Já no SCC, a descrição muda: o contrato passa a ser para “fornecimento da licença de uso e manutenção do sistema de gestão dos tributos municipais (ISSQN, IPTU, ITBI e taxas) para utilização pelos servidores municipais, com tecnologia para recepção dos arquivos XML das notas fiscais de serviços eletrônicas (NFS-e) gerados e enviados pelos contribuintes”, com prazo de 46 meses (até 18/03/2029) e valor de R$ 19 mil. O montante está empenhado desde então, mas ainda não foi pago.

Essas versões diferentes e a falta do documento integral impedem saber exatamente qual serviço foi contratado e como a plataforma passou a operar para os contribuintes. O que deveria ser um exemplo de clareza administrativa acabou se transformando em uma zona cinzenta dentro da gestão fiscal de Goiânia.
Sistema público, domínio privado
Enquanto os registros oficiais se contradizem, o sistema usado pelos contribuintes não está hospedado no domínio da Prefeitura, mas em um endereço privado: notaeletronica.com.br/goiania. O site exibe como contato o e-mail e o telefone da própria Nota Control Tecnologia LTDA, com DDD de Campo Grande (MS), cidade onde está instalada a matriz.
Isso significa que o contribuinte acessa uma plataforma operada por uma empresa privada para cumprir uma obrigação pública. E mais: os dados fiscais de milhares de empresas — incluindo valores, CNPJs e serviços prestados — são processados e armazenados em ambiente privado, fora do controle direto da administração municipal. Sem cláusulas conhecidas sobre segurança, criptografia ou auditoria, não há garantias sobre o destino dessas informações, como exige a Lei Geral de Proteção de Dados (LGPD).
Valor incompatível e responsabilidades difusas
Além da falta de transparência, o valor do contrato chama atenção: R$ 19 mil por cinco anos, o equivalente a R$ 316 por mês. Por esse valor, a empresa deveria fornecer licenças e manutenção de um sistema de gestão tributária, algo que, tecnicamente, seria impossível. Um software desse porte exige servidores dedicados, hospedagem segura, equipe de suporte, atualizações constantes e estrutura de atendimento. Nada disso caberia em um orçamento tão baixo — o que levanta a hipótese de que parte dos custos esteja sendo repassada aos contribuintes, via cobrança mensal pelo uso do sistema. Até o fim de novembro, o acesso à ferramenta da Nota Control é gratuito. Depois disso, quem permanecer no sistema pagará uma mensalidade entre R$ 39,90 e R$ 109,90 — por um serviço que, até pouco tempo atrás, era oferecido gratuitamente pela própria Prefeitura.

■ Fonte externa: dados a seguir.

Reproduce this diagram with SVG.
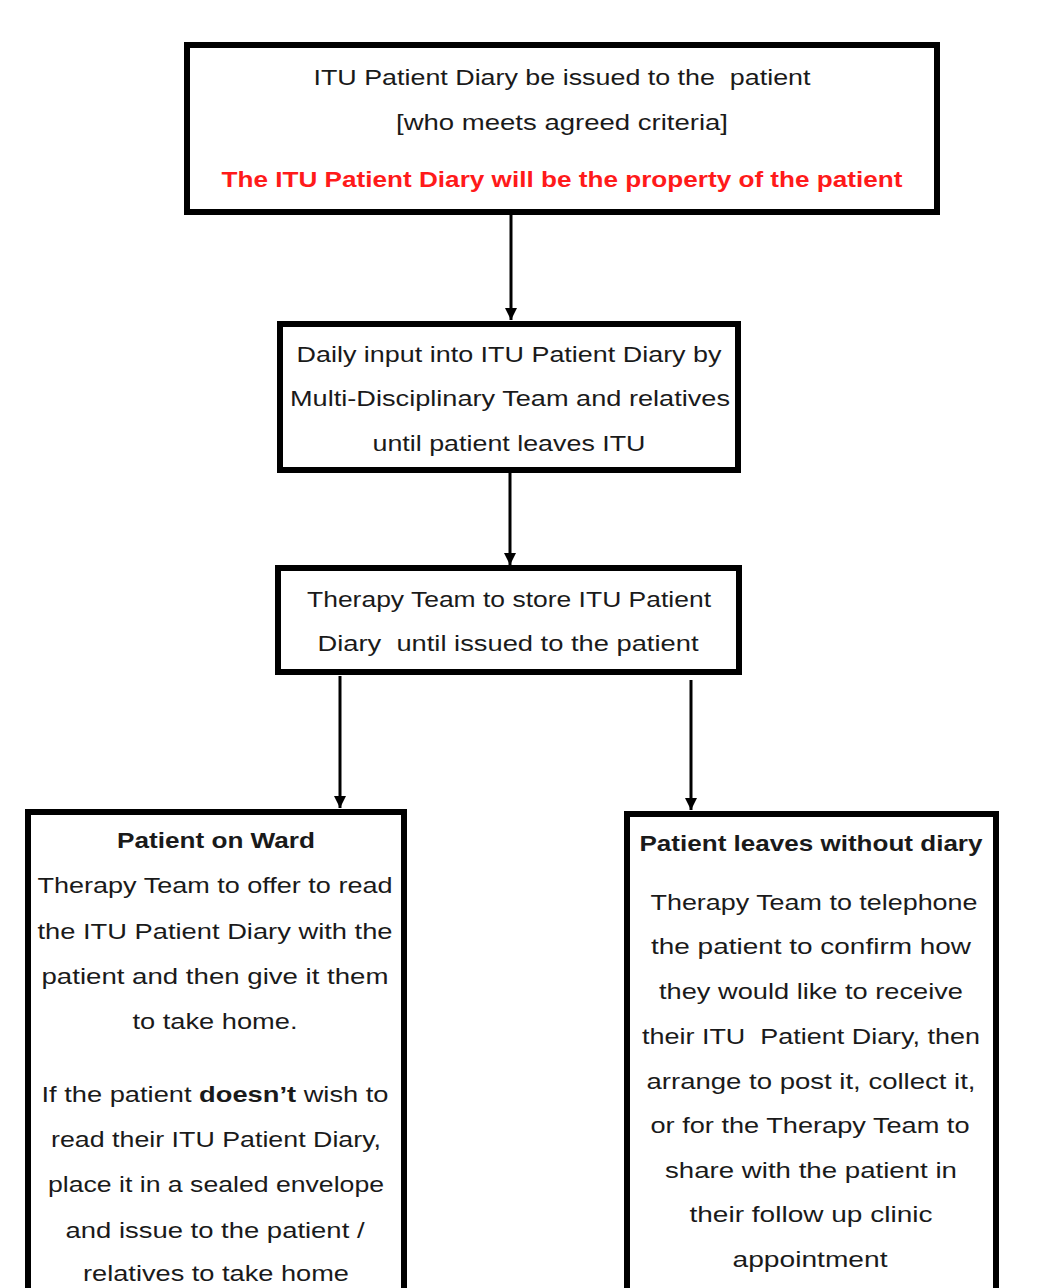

Um avanço que voltou a custar caro
Na época do anúncio do novo sistema, a Prefeitura de Goiânia divulgou amplamente que a mudança faz parte do processo de modernização e padronização exigido pela reforma tributária, vigente a partir de 1º de janeiro. Mas, diante de documentos contraditórios, valor incompatível e ausência de contrato publicado, o discurso de modernização soa como eufemismo. O contrato existe, mas seu conteúdo não está acessível.
O sistema funciona, mas não está sob domínio público — e já acumula reclamações no Reclame Aqui. E o contribuinte, que antes tinha um serviço gratuito, agora precisa pagar para cumprir uma obrigação legal. A tecnologia prometia simplificar. Em Goiânia, até agora, parece ter servido apenas para complicar — e cobrar.
Procurada, a empresa Nota Control Tecnologia informou que as informações devem fornecidas pela Prefeitura de Goiânia.
A coluna Descomplicando procurou a Secretaria Municipal da Fazenda questionando as inconsistências e divergências, mas não teve retorno até a publicação dessa coluna. O inteiro teor do contrato foi solicitado para a Ouvidoria da Prefeitura de Goiânia por meio da Lei de Acesso à Informação (LAI). Também procuramos o Ministério Público de Goiás, que informou não ter qualquer demanda de investigação sobre essa contratação até o momento. O espaço continua aberto para manifestações.